If businesses must buy Google ads for their coupons to be found at Google, then it is NOT “giving away something for which others charge.
Written by Donna Bogatin, Contributor

Saul Hansell, in “New at Google, Local Coupons,” declares:

Google is expanding its local directory business using the same sort of disruptive tactics it has used in other areas: giving away something for which others charge.

The disruption portrayed, however, is of the same ilk as Google’s predatory pricing model of Google Checkout designed to “lock-in merchants as AdWords customers by not charging AdWords clients for…payment processing,” as I present in “It's official: Google launches 'Checkout' with predatory pricing model aiming to 'increase advertising spending'”:

Google has officially launched its ecommerce payment service with a predatory pricing model to lock in its advertisers, increase advertiser spend with Google and attract new Google advertiser customers.

In “From Search Engine Strategies to San Francisco” this morning, I reflect on Google CEO Eric Schmidt’s unsubstantiated bravado at the Search Engine Strategies Conference last week.

The Google CEO’s penchant for flippant commentary on matters of substance to his company’s advertisers is as disconcerting as Google’s disingenuous official pronouncements that it selflessly promotes small businesses for free.

Hansell quotes Shailesh Rao, Google’s director of local search:

Mr. Rao said Google saw coupons as content that it would place on the Internet free.
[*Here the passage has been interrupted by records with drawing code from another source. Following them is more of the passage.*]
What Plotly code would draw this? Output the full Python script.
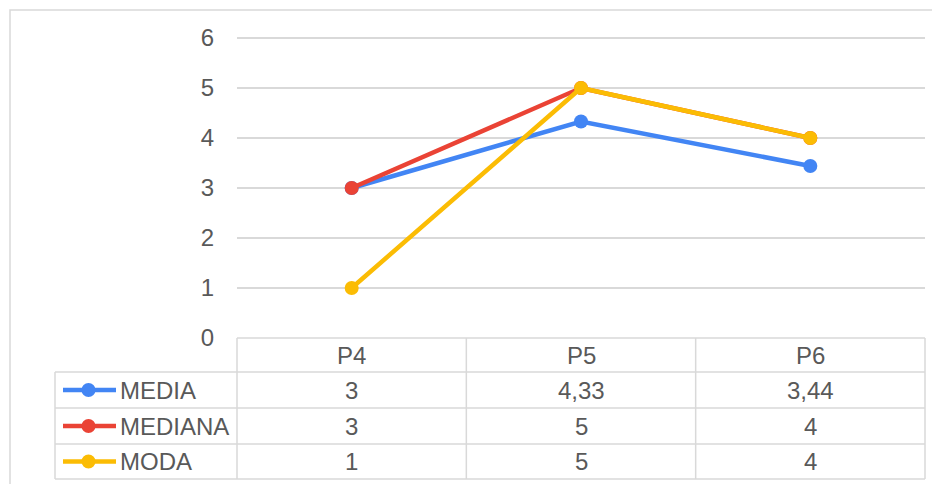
import plotly.graph_objects as go

categories = ["P4", "P5", "P6"]
series_names = ["MEDIA", "MEDIANA", "MODA"]
media = [3, 4.33, 3.44]
mediana = [3, 5, 4]
moda = [1, 5, 4]
series_values = [media, mediana, moda]
colors = ["#4285F4", "#EA4335", "#FBBC04"]
y_ticks = [0, 1, 2, 3, 4, 5, 6]

W, H = 940, 484
OFF = 8  # page body margin
def fx(x):
    return (x - OFF) / W
def fy(y):
    return 1 - (y - OFF) / H

GRID = "#d9d9d9"
TXT = "#595959"
FONT = "Liberation Sans, Arial, sans-serif"
FS = 24

plot_left, plot_right = 237, 925
plot_top, plot_bottom = 38, 338
row_edges = [338, 372, 408, 444, 479]
legend_left = 55

fig = go.Figure()
for name, vals, col in zip(series_names, series_values, colors):
    fig.add_trace(go.Scatter(
        x=list(range(len(categories))), y=vals, mode="lines+markers", name=name,
        line=dict(color=col, width=4.5), marker=dict(color=col, size=14),
        showlegend=False, cliponaxis=False))

shapes = []
def hline(y, x0, x1):
    shapes.append(dict(type="line", xref="paper", yref="paper", x0=fx(x0), x1=fx(x1),
                       y0=fy(y), y1=fy(y), line=dict(color=GRID, width=1.5)))
def vline(x, y0, y1):
    shapes.append(dict(type="line", xref="paper", yref="paper", x0=fx(x), x1=fx(x),
                       y0=fy(y0), y1=fy(y1), line=dict(color=GRID, width=1.5)))

# outer chart frame
shapes.append(dict(type="rect", xref="paper", yref="paper", x0=fx(10), x1=fx(980),
                   y0=fy(10), y1=fy(520), line=dict(color=GRID, width=1.5), layer="below"))
# table
hline(row_edges[0], plot_left, plot_right)
for y in row_edges[1:]:
    hline(y, legend_left, plot_right)
vline(legend_left, row_edges[1], row_edges[-1])
col_w = (plot_right - plot_left) / len(categories)
for i in range(len(categories) + 1):
    vline(plot_left + i * col_w, row_edges[0], row_edges[-1])

annotations = []
for i, c in enumerate(categories):
    annotations.append(dict(x=i, xref="x", y=fy((row_edges[0] + row_edges[1]) / 2), yref="paper",
                            text=c, showarrow=False, xanchor="center", yanchor="middle",
                            font=dict(family=FONT, size=FS, color=TXT)))

def fmt(v):
    return (f"{v:g}").replace(".", ",")

for r, (name, vals, col) in enumerate(zip(series_names, series_values, colors)):
    yc = (row_edges[r + 1] + row_edges[r + 2]) / 2
    shapes.append(dict(type="line", xref="paper", yref="paper", x0=fx(63), x1=fx(116),
                       y0=fy(yc), y1=fy(yc), line=dict(color=col, width=4.5)))
    shapes.append(dict(type="circle", xref="paper", yref="paper", x0=fx(81.5), x1=fx(95.5),
                       y0=fy(yc - 7), y1=fy(yc + 7), fillcolor=col, line=dict(width=0)))
    annotations.append(dict(x=fx(118), xref="paper", y=fy(yc), yref="paper", text=name,
                            showarrow=False, xanchor="left", yanchor="middle",
                            font=dict(family=FONT, size=FS, color=TXT)))
    for i, v in enumerate(vals):
        annotations.append(dict(x=i, xref="x", y=fy(yc), yref="paper", text=fmt(v),
                                showarrow=False, xanchor="center", yanchor="middle",
                                font=dict(family=FONT, size=FS, color=TXT)))

ytop = 6.04
fig.update_layout(
    width=W, height=H, margin=dict(l=0, r=0, t=0, b=0, pad=0, autoexpand=False),
    paper_bgcolor="white", plot_bgcolor="white",
    xaxis=dict(domain=[fx(plot_left), fx(plot_right)], range=[-0.5, len(categories) - 0.5],
               showticklabels=False, showgrid=False, zeroline=False, showline=False,
               anchor="y", automargin=False),
    yaxis=dict(domain=[fy(plot_bottom), fy(plot_top - (ytop - 6) * 50)], range=[0, ytop],
               tickvals=y_ticks, automargin=False,
               showgrid=True, gridcolor=GRID, gridwidth=1.5, zeroline=False, showline=False,
               ticks="outside", ticklen=0, ticklabelstandoff=17,
               tickfont=dict(family=FONT, size=FS, color=TXT)),
    shapes=shapes, annotations=annotations,
)
fig.write_html("out.html")
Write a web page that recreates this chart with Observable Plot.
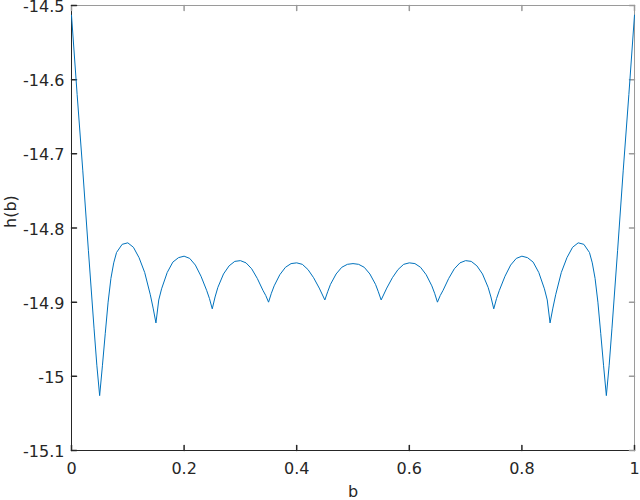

This is much the same as Google Base, a service that carries free classified ads and other information for individuals and companies.

In “Google Base obtains the world's content for free, Google.com capitalizes on it,” I put forth Google’s shrewd strategy to obtain “the world’s content” cost-free and then monetize it by both selling ads against it, and by selling AdWords to the content owners, who had been enticed to provide Google with its content via promises of free Google promotion:

By distributing to Google search properties the content it has acquired for free via Google Base, Google monetizes what it has obtained cost-free, by selling ads against it at Google.com.

For Google, however, making money by selling ads against free content is not sufficient. Google wants the owners of the content it obtains, cost-free, to pay Google to “distribute your content to different Google search properties,” via Google AdWords.

Hansell acknowledges same, but portrays Google’s hidden, bottom line profit motives as beneficial to small businesses:

Google will soon allow businesses to buy ads that will appear on its search engine to point people to their coupons, just as it sells ads that drive traffic to Google Base items.

If businesses must buy Google ads for their coupons to be found at Google, then Google is NOT “giving away something for which others charge.”